I really think it depends on the individual Montessori school and the teachers' ability to adapt to the challenges of a gifted or advanced student. Our son (now 8) was in a private Montessori program on the recomendation of his Psychiatrist for 1st and 2nd grades. It was an absolute disaster. They had an attitude of 100% accuracy and "perfect" penmanship before being able to advance in material. When I showed them that DS had the accuracy and legible penmanship for the first 2 weeks of a concept but it declined after that (often dramatically) the teacher (and head of the school) refused to allow him to advance to new concepts. In fact, they made him repeat the subject matter until he met there standards (2 years doing simple addition up to 20. Our son started at the school with a love of learning and an excitement for Math. It has taken us 6 months of intense counceling an a change to the public schools to begin to reverse DS's neagative attitude toward school. That doesn't even begin to mention the 2 years of lost learning opportunities.

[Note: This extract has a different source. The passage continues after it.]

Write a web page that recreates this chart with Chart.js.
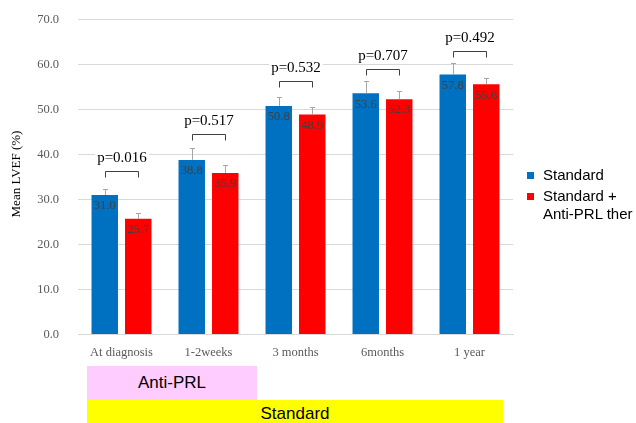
<!DOCTYPE html>
<html>
<head>
<meta charset="utf-8">
<script src="https://cdn.jsdelivr.net/npm/chart.js@4.4.0/dist/chart.umd.min.js"></script>
<style>
  html, body { margin: 0; padding: 0; background: #fff; }
  #wrap { position: relative; width: 636px; height: 423px; overflow: hidden; }
  #chart { position: absolute; left: 0; top: 0; }
  .ytitle {
    position: absolute; left: -44px; top: 166px; width: 120px; height: 16px;
    line-height: 16px; text-align: center; transform: rotate(-90deg);
    font: 13px 'Liberation Serif', 'Times New Roman', serif; color: #000;
  }
  #legend { position: absolute; left: 527px; top: 166px; font: 15px 'Liberation Sans', Arial, sans-serif; color: #000; }
  .lg-item { display: flex; align-items: flex-start; margin-bottom: 3px; white-space: nowrap; }
  .lg-sw { width: 7px; height: 7px; margin-top: 6px; flex: none; }
  .lg-txt { margin-left: 9px; line-height: 18px; }
  .band { position: absolute; font: 17px 'Liberation Sans', Arial, sans-serif; color: #000; text-align: center; }
</style>
</head>
<body>
<div id="wrap">
  <canvas id="chart" width="636" height="423"></canvas>
  <div class="ytitle">Mean LVEF (%)</div>
  <div id="legend"></div>
  <div class="band" style="left:87px;top:366px;width:170px;height:34px;line-height:34px;background:#ffccff;">Anti-PRL</div>
  <div class="band" style="left:87px;top:400px;width:416px;height:30px;line-height:28px;background:#ffff00;">Standard</div>
</div>
<script>
const timepoints = ['At diagnosis', '1-2weeks', '3 months', '6months', '1 year'];
const standardMean = [31.0, 38.8, 50.8, 53.6, 57.8];
const combinedMean = [25.7, 35.9, 48.9, 52.3, 55.6];
const standardErr = [1.3, 2.6, 2.0, 2.7, 2.5];
const combinedErr = [1.3, 1.7, 1.7, 1.7, 1.3];
const pValues = ['p=0.016', 'p=0.517', 'p=0.532', 'p=0.707', 'p=0.492'];
const bracketLevel = [36.3, 44.5, 56.4, 58.9, 63.1];
const seriesNames = [['Standard'], ['Standard +', 'Anti-PRL ther']];
const seriesColors = ['#0070c0', '#ff0000'];

const SERIF = "'Liberation Serif', 'Times New Roman', serif";

// error bars, value labels and p-value brackets
const annotations = {
  id: 'annotations',
  afterDatasetsDraw(chart) {
    const ctx = chart.ctx;
    const y = chart.scales.y;
    ctx.save();
    chart.data.datasets.forEach((ds, di) => {
      const meta = chart.getDatasetMeta(di);
      meta.data.forEach((bar, i) => {
        const x = Math.round(bar.x) + 0.5;
        const top = Math.round(y.getPixelForValue(ds.data[i] + ds.errors[i])) + 0.5;
        ctx.strokeStyle = '#a6a6a6';
        ctx.lineWidth = 1;
        ctx.beginPath();
        ctx.moveTo(x, bar.y);
        ctx.lineTo(x, top);
        ctx.moveTo(x - 2.5, top);
        ctx.lineTo(x + 2.5, top);
        ctx.stroke();

        ctx.fillStyle = '#404040';
        ctx.font = '12.5px ' + SERIF;
        ctx.textAlign = 'center';
        ctx.textBaseline = 'middle';
        ctx.fillText(ds.data[i].toFixed(1), bar.x, bar.y + 11);
      });
    });

    const m0 = chart.getDatasetMeta(0), m1 = chart.getDatasetMeta(1);
    pValues.forEach((p, i) => {
      const x1 = Math.round(m0.data[i].x) + 0.5;
      const x2 = Math.round(m1.data[i].x) + 0.5;
      const yt = Math.round(y.getPixelForValue(bracketLevel[i])) + 0.5;
      ctx.strokeStyle = '#404040';
      ctx.lineWidth = 1;
      ctx.beginPath();
      ctx.moveTo(x1, yt + 6);
      ctx.lineTo(x1, yt);
      ctx.lineTo(x2, yt);
      ctx.lineTo(x2, yt + 6);
      ctx.stroke();

      ctx.font = '15px ' + SERIF;
      const cx = (x1 + x2) / 2, cy = yt - 13.5;
      const w = ctx.measureText(p).width;
      ctx.fillStyle = '#fff';
      ctx.fillRect(cx - w / 2 - 2, cy - 8, w + 4, 16);
      ctx.fillStyle = '#000';
      ctx.textAlign = 'center';
      ctx.textBaseline = 'middle';
      ctx.fillText(p, cx, cy);
    });
    ctx.restore();
  }
};

new Chart(document.getElementById('chart'), {
  type: 'bar',
  data: {
    labels: timepoints,
    datasets: [
      { label: seriesNames[0].join(' '), data: standardMean, errors: standardErr, backgroundColor: seriesColors[0] },
      { label: seriesNames[1].join(' '), data: combinedMean, errors: combinedErr, backgroundColor: seriesColors[1] }
    ]
  },
  options: {
    responsive: false,
    animation: false,
    events: [],
    categoryPercentage: 0.77,
    barPercentage: 0.79,
    layout: { padding: { top: 19.5, right: 123, bottom: 58.5, left: 0 } },
    plugins: { legend: { display: false }, tooltip: { enabled: false } },
    scales: {
      x: {
        grid: { display: false },
        border: { color: '#d9d9d9' },
        ticks: { color: '#595959', font: { family: SERIF, size: 12.5 }, padding: 3, maxRotation: 0 },
        afterFit(s) { s.height = 30; s.paddingLeft = 0; s.paddingRight = 0; }
      },
      y: {
        min: 0, max: 70,
        grid: { color: '#d9d9d9', drawTicks: false },
        border: { display: false },
        ticks: { stepSize: 10, color: '#595959', font: { family: SERIF, size: 12.5 }, padding: 19,
                 callback: v => v.toFixed(1) },
        afterFit(s) { s.width = 78; s.paddingTop = 0; s.paddingBottom = 0; }
      }
    }
  },
  plugins: [annotations]
});

// legend
const legend = document.getElementById('legend');
seriesNames.forEach((lines, i) => {
  const item = document.createElement('div');
  item.className = 'lg-item';
  item.innerHTML = `<div class="lg-sw" style="background:${seriesColors[i]}"></div><div class="lg-txt">${lines.join('<br>')}</div>`;
  legend.appendChild(item);
});
</script>
</body>
</html>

The complaints I heard practically daily the second year were that he required to much supervision to complete his work, was loud, overly active and uncooperative. She even at times told me that he really wasn't gifted since he couldn't/wouldn't follow her rules. Although the public school is not perfect, they are doing the bare minimum on the gifted side. His teacher has been extremely positive experience this year.

I'm sure that our experience with Montessori is on the extreme side. However, I would caution anyone to make sure and monitor the coursework especially as the child gets into the elementary age range. If the teacher and school can work with the gifted I think the individualized education plan is great. However, many schools take the approach that a child has to do all the work before advancing even if the can show mastery of the concept much sooner. The individualized aspect refers to how many pages the child wants to complete each day to get done with the book sooner.

lol
The manipulative drove DS crazy! He could get the answers in his head faster than he could do the manipulatives. He also sees no reason to estimate since it is easier to get the right answer than it is to do more steps to estimate something.